Ci vorrebbe semmai un farmacista politico che, non potendo guarire il mondo dal disordine, sappia almeno addormentarlo. Il sonnifero si chiama equilibrio. Che può esser bevanda composta da un equilibrato dosaggio di egoismi.
È un problema di uomini dunque. Ma soprattutto è un problema di regole, annaspa un Grande Gioco in cui non c’è accordo su come giocare. Il congresso di Vienna fu un esempio perfetto di trattativa ben condotta, che metteva alla pari perfino lo sconfitto. Perché tutti i protagonisti, anche Talleyrand condividevano un sistema di pensiero e un orizzonte politico, l’Antico regime, che avevano il compito di restaurare dopo la bufera napoleonica. Oggi non c’è nessun ordinamento, dritto o storto, a cui si possa far riferimento per verificare che ognuno dei contraenti poi applichi quanto promesso e che, in caso di violazione possa ragionevolmente mettere in conto una punizione collettiva efficace.
Allora: la fiducia. Prendiamo il più importante dei protagonisti, quello che si illustra come l’onesto sensale indaffarato a spegnere una “guerra stupida”, sì lui il melmoso Trump. È la dimostrazione antropologica del principio, condiviso anche da Napoleone, che ci sono due cose che muovono gli uomini, l’interesse e la paura. Tutto il resto è una stupida infatuazione su cui è pericoloso fare assegnamento. Trump non è amico di nessuno, neppure di quelli che potrebbero essere i suoi alleati. Agisce e si ritira, dice e poi dice il contrario secondo il proprio interesse. È intensamente egoista, è perfido, bara sulle carte, è un prodigioso pettegolo, si vanta di sapere tutto, ha maniere grossolane ma esige gli evviva e le adulazioni della strada e dei vassalli. Rifiuta di fare il garante, al massimo aderisce a qualche lucroso affare. Si sbaglia a sospettare dietro il pacifista il ciurmatore? Vi fidereste di uno così in cui il metodo diplomatico consiste nel sottoporre i suoi “ospiti” alternativamente a blandizie o a maniere da brigante, dar ragione sempre all’ultimo che ha incontrato salvo poi rovesciare il copione nell’incontro successivo. Zelensky è sopravvissuto a questo metodo, il getto di sassi che si mette in getto di fiori. Così è tornato a casa contento, soprattutto di far marcire nel vago queste dismissioni di terre sacre. Che sarebbe tra l’altro una delle chiavi da introdurre preventivamente per schiudere il negoziato.

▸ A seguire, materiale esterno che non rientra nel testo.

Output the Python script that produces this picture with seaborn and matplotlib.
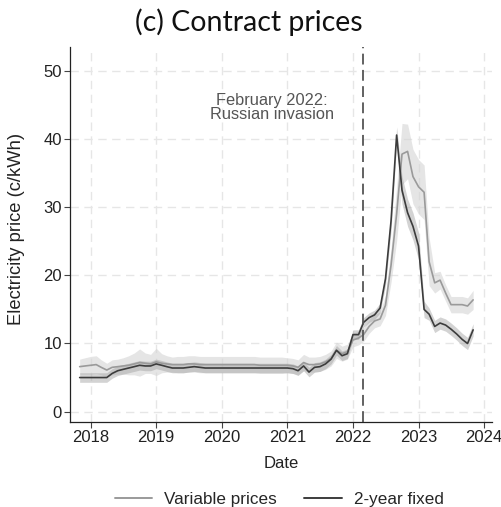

E Putin? Che cosa ci vorrebbe per aver fiducia in uno che, come Gulliver a Lilliput, è convinto della inferiorità di tutti quelli che gli stanno intorno? Per tenere a bada un personaggio che legge la Storia come un immenso testo liturgico in cui i versetti sono gli immancabili destini della Santa Russia e crede nelle sue cinquemila bombe atomiche e non fargli venire tentazioni, forse non bisognerebbe ripetergli che non vediamo l’ora di poterlo processare in base a un diritto che solo noi riconosciamo. Putin e Trump: quale scintilla può mai nascere da queste due centrali elettriche?